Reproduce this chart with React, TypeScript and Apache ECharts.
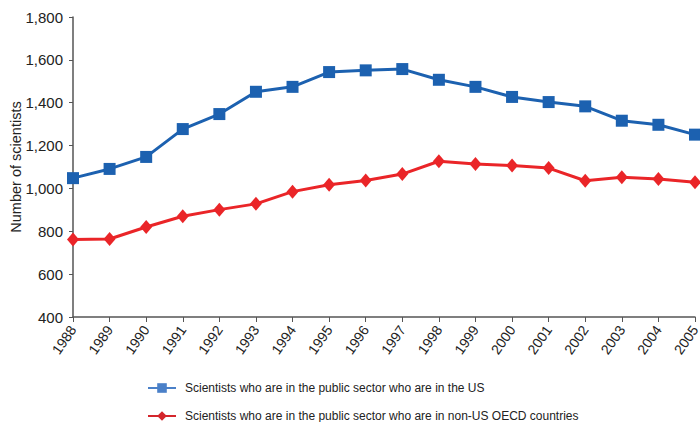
import React, { useEffect, useRef } from "react";
import * as echarts from "echarts";

const years = ["1988","1989","1990","1991","1992","1993","1994","1995","1996","1997","1998","1999","2000","2001","2002","2003","2004","2005"];
const usValues = [1048, 1091, 1147, 1277, 1347, 1451, 1474, 1543, 1551, 1557, 1507, 1474, 1427, 1403, 1383, 1316, 1297, 1251];
const oecdValues = [762, 764, 820, 870, 901, 928, 985, 1017, 1037, 1067, 1127, 1114, 1107, 1095, 1036, 1052, 1044, 1029];
const yTicks = { min: 400, max: 1800, interval: 200 };
const usName = "Scientists who are in the public sector who are in the US";
const oecdName = "Scientists who are in the public sector who are in non-US OECD countries";

export default function App() {
  const ref = useRef<HTMLDivElement>(null);
  useEffect(() => {
    const chart = echarts.init(ref.current!, null, { renderer: "svg" });
    const font = "Liberation Sans, Arial, Helvetica, sans-serif";
    const legendBase = {
      left: 142,
      itemWidth: 28,
      itemHeight: 12,
      textStyle: { fontFamily: font, fontSize: 12, color: "#222", padding: [0, 0, 0, 4] },
    };
    chart.setOption({
      animation: false,
      textStyle: { fontFamily: font },
      grid: { left: 73, right: 5, top: 17, bottom: 105, containLabel: false, outerBoundsMode: "none" },
      legend: [
        {
          ...legendBase,
          top: 377,
          data: [{ name: usName, itemStyle: { color: "#4a80c8" }, lineStyle: { color: "#4a80c8" } }],
        },
        {
          ...legendBase,
          top: 405,
          data: [{ name: oecdName, itemStyle: { color: "#d4262c" }, lineStyle: { color: "#d4262c" } }],
        },
      ],
      xAxis: {
        type: "category",
        data: years,
        boundaryGap: false,
        axisLine: { lineStyle: { color: "#555", width: 1.5 } },
        axisTick: { show: true, length: 5, lineStyle: { color: "#555" }, alignWithLabel: true },
        axisLabel: { rotate: 55, color: "#222", fontSize: 14, margin: 10, interval: 0, fontFamily: font },
      },
      yAxis: {
        type: "value",
        min: yTicks.min,
        max: yTicks.max,
        interval: yTicks.interval,
        name: "Number of scientists",
        nameLocation: "middle",
        nameGap: 50,
        nameMoveOverlap: false,
        nameTextStyle: { fontSize: 14.5, color: "#222", fontFamily: font },
        splitLine: { show: false },
        axisLine: { show: true, lineStyle: { color: "#555", width: 1.5 } },
        axisTick: { show: true, length: 4, lineStyle: { color: "#555" } },
        axisLabel: {
          color: "#222",
          fontSize: 15,
          margin: 10,
          fontFamily: font,
          formatter: (v: number) => v.toLocaleString("en-US"),
        },
      },
      series: [
        {
          name: usName,
          type: "line",
          data: usValues,
          symbol: "rect",
          symbolSize: 12,
          lineStyle: { color: "#1c61b0", width: 3 },
          itemStyle: { color: "#1c61b0" },
        },
        {
          name: oecdName,
          type: "line",
          data: oecdValues,
          symbol: "diamond",
          symbolSize: [12, 14],
          lineStyle: { color: "#ea2528", width: 3 },
          itemStyle: { color: "#ea2528" },
        },
      ],
    });
    return () => chart.dispose();
  }, []);
  return <div ref={ref} style={{ width: 700, height: 422, position: "absolute", left: 0, top: 0 }} />;
}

- - -

**What this task involves**
Within the listing above, copy each line that has the string "React".

**The output**
Reproduce this chart with React, TypeScript and Apache ECharts.
import React, { useEffect, useRef } from "react";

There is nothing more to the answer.